The task: Copy, exactly as written, the lines that begin at the one containing "Give me the Bokeh source for this chart." and end at the one containing "x_end = (W - ML". Skip any pictures in the data below.

Recorded information:
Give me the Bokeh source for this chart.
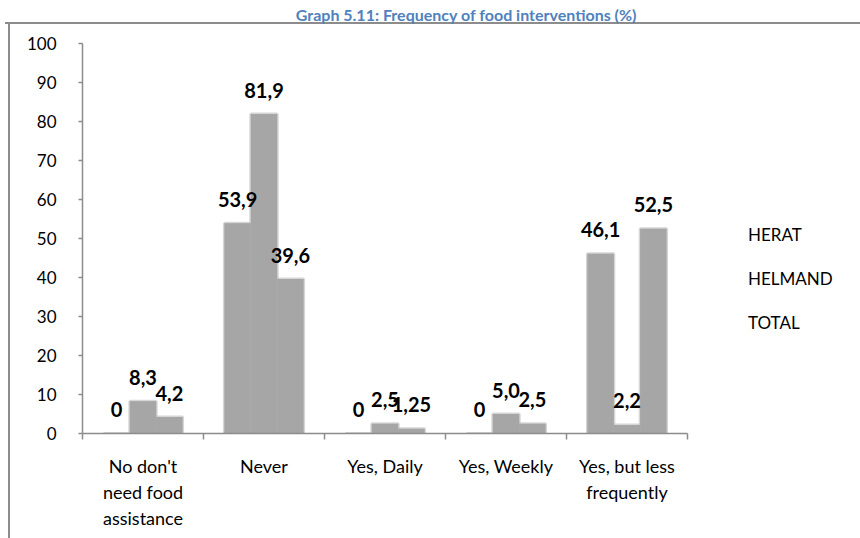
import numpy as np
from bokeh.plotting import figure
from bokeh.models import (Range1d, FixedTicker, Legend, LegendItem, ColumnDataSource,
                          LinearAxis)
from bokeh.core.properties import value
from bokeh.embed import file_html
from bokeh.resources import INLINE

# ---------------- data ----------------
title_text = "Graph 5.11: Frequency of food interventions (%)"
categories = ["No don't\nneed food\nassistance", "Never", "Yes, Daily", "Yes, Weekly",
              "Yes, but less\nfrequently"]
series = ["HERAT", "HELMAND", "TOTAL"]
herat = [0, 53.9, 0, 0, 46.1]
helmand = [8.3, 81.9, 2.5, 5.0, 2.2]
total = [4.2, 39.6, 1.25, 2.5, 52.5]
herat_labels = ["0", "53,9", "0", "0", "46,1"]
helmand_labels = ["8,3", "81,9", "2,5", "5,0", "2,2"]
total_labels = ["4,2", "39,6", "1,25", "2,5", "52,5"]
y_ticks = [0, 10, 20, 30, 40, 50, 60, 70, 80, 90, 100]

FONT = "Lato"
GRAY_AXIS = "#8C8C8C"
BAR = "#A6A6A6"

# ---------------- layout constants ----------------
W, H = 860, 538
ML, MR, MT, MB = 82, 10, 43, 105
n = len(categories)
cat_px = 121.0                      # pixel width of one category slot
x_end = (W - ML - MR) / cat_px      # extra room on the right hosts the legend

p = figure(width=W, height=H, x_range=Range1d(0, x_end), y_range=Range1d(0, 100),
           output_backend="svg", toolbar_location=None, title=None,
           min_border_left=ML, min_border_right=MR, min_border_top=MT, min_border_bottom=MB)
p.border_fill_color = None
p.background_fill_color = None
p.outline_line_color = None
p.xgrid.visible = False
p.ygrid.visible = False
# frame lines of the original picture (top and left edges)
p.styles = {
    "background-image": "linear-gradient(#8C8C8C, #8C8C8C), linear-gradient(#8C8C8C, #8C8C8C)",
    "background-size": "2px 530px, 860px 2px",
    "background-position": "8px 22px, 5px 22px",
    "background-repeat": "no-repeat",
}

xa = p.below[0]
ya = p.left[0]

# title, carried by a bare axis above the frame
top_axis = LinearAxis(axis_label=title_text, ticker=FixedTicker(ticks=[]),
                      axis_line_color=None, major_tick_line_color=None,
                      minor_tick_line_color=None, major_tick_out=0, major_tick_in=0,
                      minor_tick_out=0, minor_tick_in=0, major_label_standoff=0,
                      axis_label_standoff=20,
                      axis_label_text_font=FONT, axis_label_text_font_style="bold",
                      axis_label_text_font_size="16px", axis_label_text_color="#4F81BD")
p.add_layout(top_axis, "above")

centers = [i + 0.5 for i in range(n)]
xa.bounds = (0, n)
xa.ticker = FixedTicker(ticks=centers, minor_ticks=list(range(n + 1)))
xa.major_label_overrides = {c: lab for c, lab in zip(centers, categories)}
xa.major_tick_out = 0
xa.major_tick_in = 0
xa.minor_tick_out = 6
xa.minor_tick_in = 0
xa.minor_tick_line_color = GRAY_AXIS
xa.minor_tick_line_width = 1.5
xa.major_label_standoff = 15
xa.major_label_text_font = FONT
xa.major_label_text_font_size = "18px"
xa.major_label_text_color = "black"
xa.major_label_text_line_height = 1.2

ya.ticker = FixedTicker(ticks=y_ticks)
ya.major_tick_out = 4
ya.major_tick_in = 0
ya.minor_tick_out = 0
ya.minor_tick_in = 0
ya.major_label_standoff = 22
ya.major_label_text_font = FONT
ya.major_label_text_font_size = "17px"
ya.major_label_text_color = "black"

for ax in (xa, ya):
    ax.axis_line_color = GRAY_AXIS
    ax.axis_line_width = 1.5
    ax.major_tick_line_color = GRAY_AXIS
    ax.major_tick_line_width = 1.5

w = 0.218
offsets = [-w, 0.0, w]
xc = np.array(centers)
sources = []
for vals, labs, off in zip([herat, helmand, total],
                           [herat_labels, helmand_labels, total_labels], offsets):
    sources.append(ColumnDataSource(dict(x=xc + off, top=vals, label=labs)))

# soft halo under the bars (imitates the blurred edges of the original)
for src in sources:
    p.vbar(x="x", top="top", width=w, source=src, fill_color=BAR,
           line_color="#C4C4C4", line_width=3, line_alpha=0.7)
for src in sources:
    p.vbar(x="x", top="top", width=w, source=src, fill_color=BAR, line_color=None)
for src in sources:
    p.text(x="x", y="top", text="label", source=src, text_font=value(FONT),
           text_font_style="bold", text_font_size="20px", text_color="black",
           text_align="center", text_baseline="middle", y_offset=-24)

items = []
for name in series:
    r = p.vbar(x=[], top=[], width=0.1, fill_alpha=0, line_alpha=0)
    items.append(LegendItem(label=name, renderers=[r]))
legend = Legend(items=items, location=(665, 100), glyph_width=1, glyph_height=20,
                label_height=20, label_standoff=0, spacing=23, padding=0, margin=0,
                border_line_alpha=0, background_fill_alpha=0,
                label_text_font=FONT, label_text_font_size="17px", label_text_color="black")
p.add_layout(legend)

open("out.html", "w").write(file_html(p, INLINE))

--

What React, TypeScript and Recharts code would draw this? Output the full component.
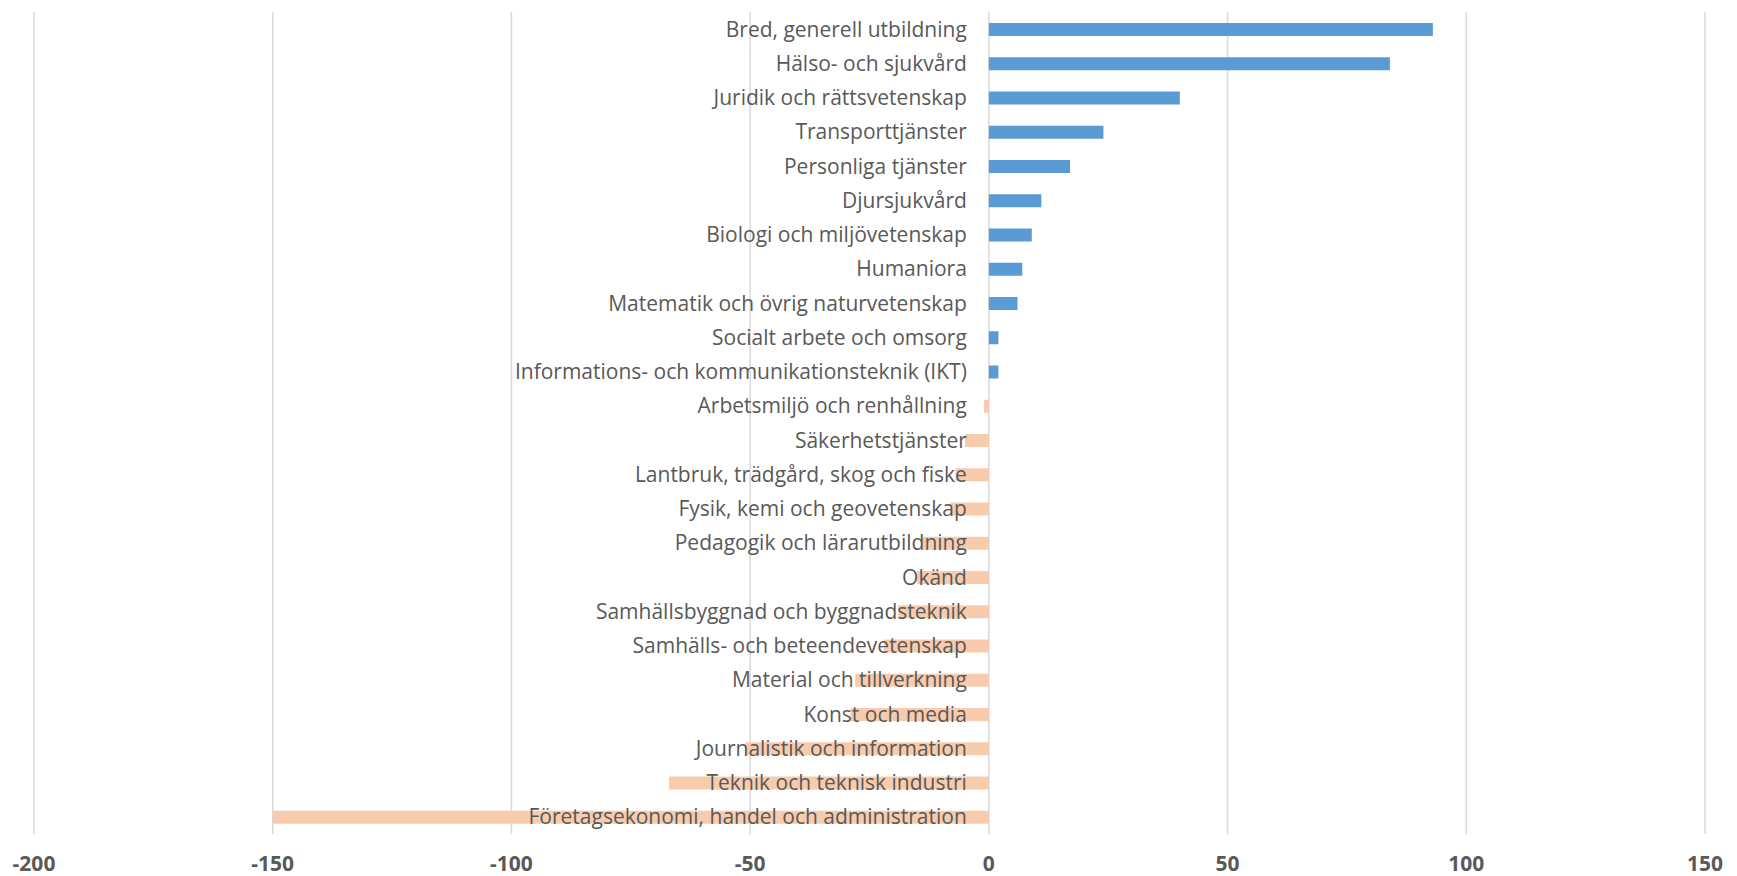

---

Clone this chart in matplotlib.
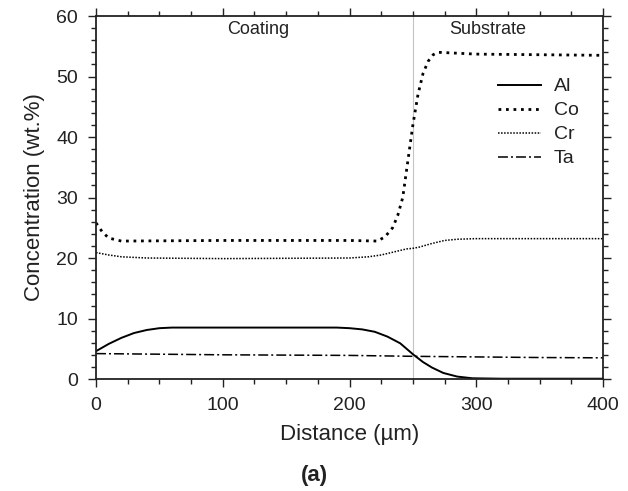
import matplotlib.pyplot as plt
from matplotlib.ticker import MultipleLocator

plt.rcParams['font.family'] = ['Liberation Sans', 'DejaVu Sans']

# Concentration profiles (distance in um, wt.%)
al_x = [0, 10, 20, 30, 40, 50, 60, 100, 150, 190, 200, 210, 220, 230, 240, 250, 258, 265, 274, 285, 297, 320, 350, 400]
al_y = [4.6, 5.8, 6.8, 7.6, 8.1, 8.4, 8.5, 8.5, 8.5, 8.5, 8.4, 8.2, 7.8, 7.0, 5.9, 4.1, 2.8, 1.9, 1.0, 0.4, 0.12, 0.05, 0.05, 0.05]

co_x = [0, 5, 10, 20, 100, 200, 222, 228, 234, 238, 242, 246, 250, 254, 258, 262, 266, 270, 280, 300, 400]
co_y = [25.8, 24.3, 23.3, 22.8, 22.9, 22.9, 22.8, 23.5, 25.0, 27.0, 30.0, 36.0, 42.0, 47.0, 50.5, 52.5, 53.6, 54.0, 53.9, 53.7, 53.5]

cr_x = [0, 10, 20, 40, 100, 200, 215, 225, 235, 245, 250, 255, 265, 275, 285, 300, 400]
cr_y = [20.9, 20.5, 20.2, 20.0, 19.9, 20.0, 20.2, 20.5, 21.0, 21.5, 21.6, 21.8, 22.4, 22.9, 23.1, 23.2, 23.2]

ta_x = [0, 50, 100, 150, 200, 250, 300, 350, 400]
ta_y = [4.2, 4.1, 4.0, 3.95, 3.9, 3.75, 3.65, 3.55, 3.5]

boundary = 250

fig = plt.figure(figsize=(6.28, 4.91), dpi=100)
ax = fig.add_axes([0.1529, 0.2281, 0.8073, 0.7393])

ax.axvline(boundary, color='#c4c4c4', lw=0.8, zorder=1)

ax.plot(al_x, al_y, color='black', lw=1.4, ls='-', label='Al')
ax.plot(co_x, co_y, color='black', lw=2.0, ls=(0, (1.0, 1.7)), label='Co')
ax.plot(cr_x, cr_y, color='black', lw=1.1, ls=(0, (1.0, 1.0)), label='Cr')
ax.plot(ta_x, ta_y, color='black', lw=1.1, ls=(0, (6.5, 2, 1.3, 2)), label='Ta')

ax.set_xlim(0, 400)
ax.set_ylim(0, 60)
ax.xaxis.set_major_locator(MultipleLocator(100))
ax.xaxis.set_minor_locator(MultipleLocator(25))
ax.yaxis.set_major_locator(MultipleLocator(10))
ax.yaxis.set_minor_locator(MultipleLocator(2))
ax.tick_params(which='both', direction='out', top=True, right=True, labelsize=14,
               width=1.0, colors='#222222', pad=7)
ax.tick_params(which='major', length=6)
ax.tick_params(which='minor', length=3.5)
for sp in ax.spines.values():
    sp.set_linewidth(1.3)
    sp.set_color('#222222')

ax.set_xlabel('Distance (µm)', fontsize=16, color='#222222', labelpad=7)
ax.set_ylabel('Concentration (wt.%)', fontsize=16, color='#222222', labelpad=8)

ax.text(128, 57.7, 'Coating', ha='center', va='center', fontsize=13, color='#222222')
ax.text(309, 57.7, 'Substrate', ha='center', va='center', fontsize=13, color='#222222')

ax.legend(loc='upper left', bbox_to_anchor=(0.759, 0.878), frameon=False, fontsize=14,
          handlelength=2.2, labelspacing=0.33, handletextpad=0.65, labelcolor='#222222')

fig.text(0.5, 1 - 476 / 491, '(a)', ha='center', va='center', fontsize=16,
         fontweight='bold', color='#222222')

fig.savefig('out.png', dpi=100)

Reply to the exercise:
Give me the Bokeh source for this chart.
import numpy as np
from bokeh.plotting import figure
from bokeh.models import (Range1d, FixedTicker, Legend, LegendItem, ColumnDataSource,
                          LinearAxis)
from bokeh.core.properties import value
from bokeh.embed import file_html
from bokeh.resources import INLINE

# ---------------- data ----------------
title_text = "Graph 5.11: Frequency of food interventions (%)"
categories = ["No don't\nneed food\nassistance", "Never", "Yes, Daily", "Yes, Weekly",
              "Yes, but less\nfrequently"]
series = ["HERAT", "HELMAND", "TOTAL"]
herat = [0, 53.9, 0, 0, 46.1]
helmand = [8.3, 81.9, 2.5, 5.0, 2.2]
total = [4.2, 39.6, 1.25, 2.5, 52.5]
herat_labels = ["0", "53,9", "0", "0", "46,1"]
helmand_labels = ["8,3", "81,9", "2,5", "5,0", "2,2"]
total_labels = ["4,2", "39,6", "1,25", "2,5", "52,5"]
y_ticks = [0, 10, 20, 30, 40, 50, 60, 70, 80, 90, 100]

FONT = "Lato"
GRAY_AXIS = "#8C8C8C"
BAR = "#A6A6A6"

# ---------------- layout constants ----------------
W, H = 860, 538
ML, MR, MT, MB = 82, 10, 43, 105
n = len(categories)
cat_px = 121.0                      # pixel width of one category slot
x_end = (W - ML - MR) / cat_px      # extra room on the right hosts the legend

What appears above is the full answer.